I check the Gumbel distribution article on Wikipedia, it says it is useful to represent the distribution of maxima. But it is not easy to understand how it works? A detailed explanation or examples may be more helpful.
I notice the pdf of the distribution is very close to the exponential distribution, $e^{-(z + e^{-z})}$ compared with $e^{-z}$? I believe the extra term could bring some useful properties, but I do know its concrete advantages, a close-form cdf?
Given a sample of iid $\{ X_1, ..., X_n \}$, we can compute its maximum $Y = \max \{ X_1, ..., X_n \}$. The question is, if the values of the sample follow a distribution $P(X)$, what is the distribution for the maximum value of the sample, $P(Y)$?

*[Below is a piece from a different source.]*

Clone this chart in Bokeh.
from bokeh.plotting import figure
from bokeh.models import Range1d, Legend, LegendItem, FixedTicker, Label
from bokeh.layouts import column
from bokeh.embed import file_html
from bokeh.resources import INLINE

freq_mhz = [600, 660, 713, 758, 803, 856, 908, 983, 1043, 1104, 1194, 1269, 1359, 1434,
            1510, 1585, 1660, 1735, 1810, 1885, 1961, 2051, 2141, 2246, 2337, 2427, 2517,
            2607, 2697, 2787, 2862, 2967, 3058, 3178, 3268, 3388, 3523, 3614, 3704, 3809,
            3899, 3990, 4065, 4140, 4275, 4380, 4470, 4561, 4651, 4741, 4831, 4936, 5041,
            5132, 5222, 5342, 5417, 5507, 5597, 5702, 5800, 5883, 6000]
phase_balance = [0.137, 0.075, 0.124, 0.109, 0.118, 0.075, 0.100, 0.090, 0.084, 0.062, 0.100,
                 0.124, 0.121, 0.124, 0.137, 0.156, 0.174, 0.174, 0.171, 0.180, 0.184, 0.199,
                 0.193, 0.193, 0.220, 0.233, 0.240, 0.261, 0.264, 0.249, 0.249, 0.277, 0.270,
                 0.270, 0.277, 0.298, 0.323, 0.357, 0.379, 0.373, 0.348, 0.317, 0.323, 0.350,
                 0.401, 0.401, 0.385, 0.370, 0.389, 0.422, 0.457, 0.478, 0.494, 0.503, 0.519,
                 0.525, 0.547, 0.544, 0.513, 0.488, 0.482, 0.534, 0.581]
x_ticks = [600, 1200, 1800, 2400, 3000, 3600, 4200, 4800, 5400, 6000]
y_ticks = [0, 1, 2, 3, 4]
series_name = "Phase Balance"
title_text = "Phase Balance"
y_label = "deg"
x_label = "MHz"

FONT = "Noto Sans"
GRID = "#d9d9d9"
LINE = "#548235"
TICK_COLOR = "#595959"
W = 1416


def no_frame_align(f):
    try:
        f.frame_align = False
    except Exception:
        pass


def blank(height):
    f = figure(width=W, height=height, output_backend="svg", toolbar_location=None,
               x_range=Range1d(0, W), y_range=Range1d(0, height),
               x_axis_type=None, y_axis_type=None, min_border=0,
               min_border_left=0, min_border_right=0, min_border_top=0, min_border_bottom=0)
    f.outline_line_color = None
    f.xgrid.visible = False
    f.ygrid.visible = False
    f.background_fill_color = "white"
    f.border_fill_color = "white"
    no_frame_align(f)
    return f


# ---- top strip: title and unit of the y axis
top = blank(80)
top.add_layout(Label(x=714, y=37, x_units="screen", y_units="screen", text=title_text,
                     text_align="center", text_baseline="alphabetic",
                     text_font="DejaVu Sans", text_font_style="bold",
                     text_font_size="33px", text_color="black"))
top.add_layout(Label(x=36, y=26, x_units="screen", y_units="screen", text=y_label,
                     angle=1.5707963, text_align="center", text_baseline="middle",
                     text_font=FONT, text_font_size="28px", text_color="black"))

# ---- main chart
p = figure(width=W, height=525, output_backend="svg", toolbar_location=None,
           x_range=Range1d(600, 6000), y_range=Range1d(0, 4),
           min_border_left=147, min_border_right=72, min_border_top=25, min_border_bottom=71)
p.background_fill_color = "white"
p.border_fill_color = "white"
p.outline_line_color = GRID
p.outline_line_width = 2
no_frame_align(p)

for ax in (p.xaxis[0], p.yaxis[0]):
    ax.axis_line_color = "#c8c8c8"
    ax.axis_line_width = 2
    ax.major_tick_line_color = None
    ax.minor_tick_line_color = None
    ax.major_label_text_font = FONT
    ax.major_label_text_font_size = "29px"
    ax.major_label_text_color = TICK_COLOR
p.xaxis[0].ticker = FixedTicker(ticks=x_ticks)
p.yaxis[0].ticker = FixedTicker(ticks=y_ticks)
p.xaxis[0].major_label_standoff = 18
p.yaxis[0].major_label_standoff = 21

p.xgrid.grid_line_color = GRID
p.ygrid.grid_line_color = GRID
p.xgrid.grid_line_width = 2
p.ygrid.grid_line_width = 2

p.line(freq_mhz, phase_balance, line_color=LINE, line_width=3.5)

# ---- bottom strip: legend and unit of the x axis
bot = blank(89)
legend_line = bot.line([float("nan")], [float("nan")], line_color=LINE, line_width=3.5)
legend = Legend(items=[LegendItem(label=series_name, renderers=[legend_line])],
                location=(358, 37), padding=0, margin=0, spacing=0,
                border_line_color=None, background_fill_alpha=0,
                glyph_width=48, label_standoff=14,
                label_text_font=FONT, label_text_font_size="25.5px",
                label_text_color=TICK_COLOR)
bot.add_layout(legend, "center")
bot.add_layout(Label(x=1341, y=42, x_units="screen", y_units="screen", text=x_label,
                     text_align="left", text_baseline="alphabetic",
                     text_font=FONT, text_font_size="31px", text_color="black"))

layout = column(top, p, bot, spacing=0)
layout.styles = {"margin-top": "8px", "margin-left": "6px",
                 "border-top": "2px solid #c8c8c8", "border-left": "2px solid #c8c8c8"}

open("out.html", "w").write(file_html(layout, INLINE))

It can be shown that depending on the form of $P(X)$ in the limit $X\to\inf$, the form of $P(Y)$ changes. If $P(X)$ decays as a power-law for $X\to\inf$, then $P(Y)$ is a Frechet distribution. If there's a finite end-point $x_0$ which is approached as $(x_0-x)^\alpha$, then it follows a Weibull distribution, whose parameters can be easily written as a function of the sample size $n$. If $P(X)$ decays faster than a power-law, then $P(Y)$ is a Gumbel distribution (I'm not sure one can write its parameters as a function of $n$ as in the case of the Weibull). This is important because it shows universal behavior, i.e. details don't matter so it's the same for $e^{-x}$, $e^{-x^2}$ or any other form. Only matters that it decays faster than a power-law. You can see it in this book, page 24. Also, note that the discussion here for maximums also applies to minimums if we talk about the properties of the left tail of $P(X)$ instead of its right tail.
However, these results are only valid in the limit of an infinite sample size. If you want to have the exact result for finite $n$, you will need to compute by yourself the form of $P(Y)$ for the specific distribution $P(X)$, as shown e.g. here.